Pyatigorsk (‘Five Mountains’), so-called because it is overlooked by the five peaks of Mount Beshtau (a Turkish name meaning ‘five mountains’), was founded as a Russian fortification in 1780. Following the discovery of its mineral springs it was developed as a health spa by imperial decree, and had become a thriving and fashionable resort embellished by Italian architects by the time Tolstoy arrived in 1852. It was, in fact, the most fashionable Russian spa throughout the nineteenth century. Pyatigorsk had also seen its fair share of drama: Lermontov was shot in a duel near the town’s cemetery in 1841, and there was still a very real threat of raids by marauding Circassians, which gave an edge to otherwise peaceful rest cures. Tolstoy knew Pyatigorsk in his mind before he arrived because he had read A Hero of Our Time: it provides the setting for the longest of its stories. He followed the recommended treatment of bathing in Pyatigorsk’s sulphurous springs for six weeks, and then travelled on to the springs of Zheleznovodsk (‘Iron Waters’), situated a little way to the north, for three weeks of treatment there.
Tolstoy rented a little house on the outskirts of Pyatigorsk which had a garden and a beehive and a view of the snowcapped peak of Mount Elbrus, and rolled up his sleeves to get down to work. He did a lot of reading during his cure, particularly of Rousseau, whom he read and re-read, but he also did a lot of writing. On 27 May he finished the third draft of Childhood, and four days later he started on the final draft.
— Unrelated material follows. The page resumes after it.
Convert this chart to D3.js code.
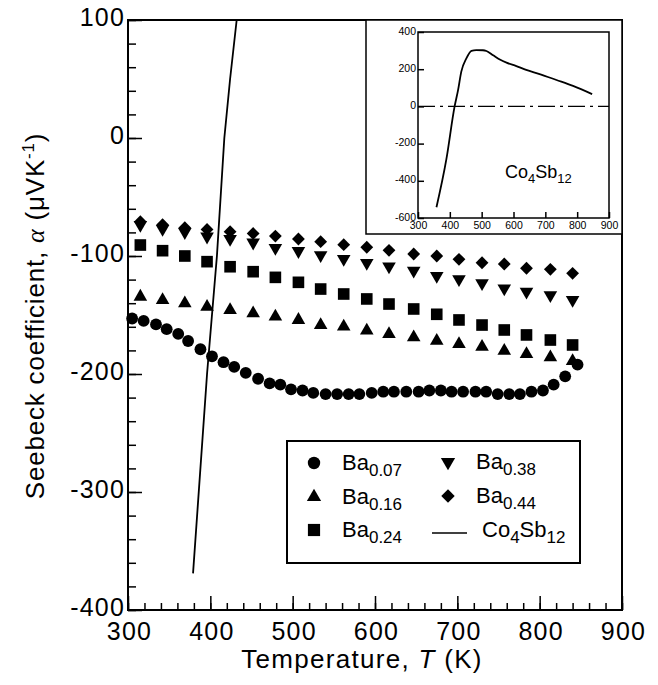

In early July, finally happy with his manuscript, he resolved to send it to the editor of The Contemporary, Russia’s most prestigious literary journal, without revealing his identity beyond the initials ‘L.N.’.56 The Contemporary was a St Petersburg-based journal which had been founded by Pushkin in 1836. Since 1847 it had been edited by the poet Nikolay Nekrasov, who had cemented its reputation as the platform of the progressive, liberal-minded intelligentsia by publishing the work of leading Westernisers such as Herzen and Turgenev, and inviting the collaboration of prominent critics like Vissarion Belinsky.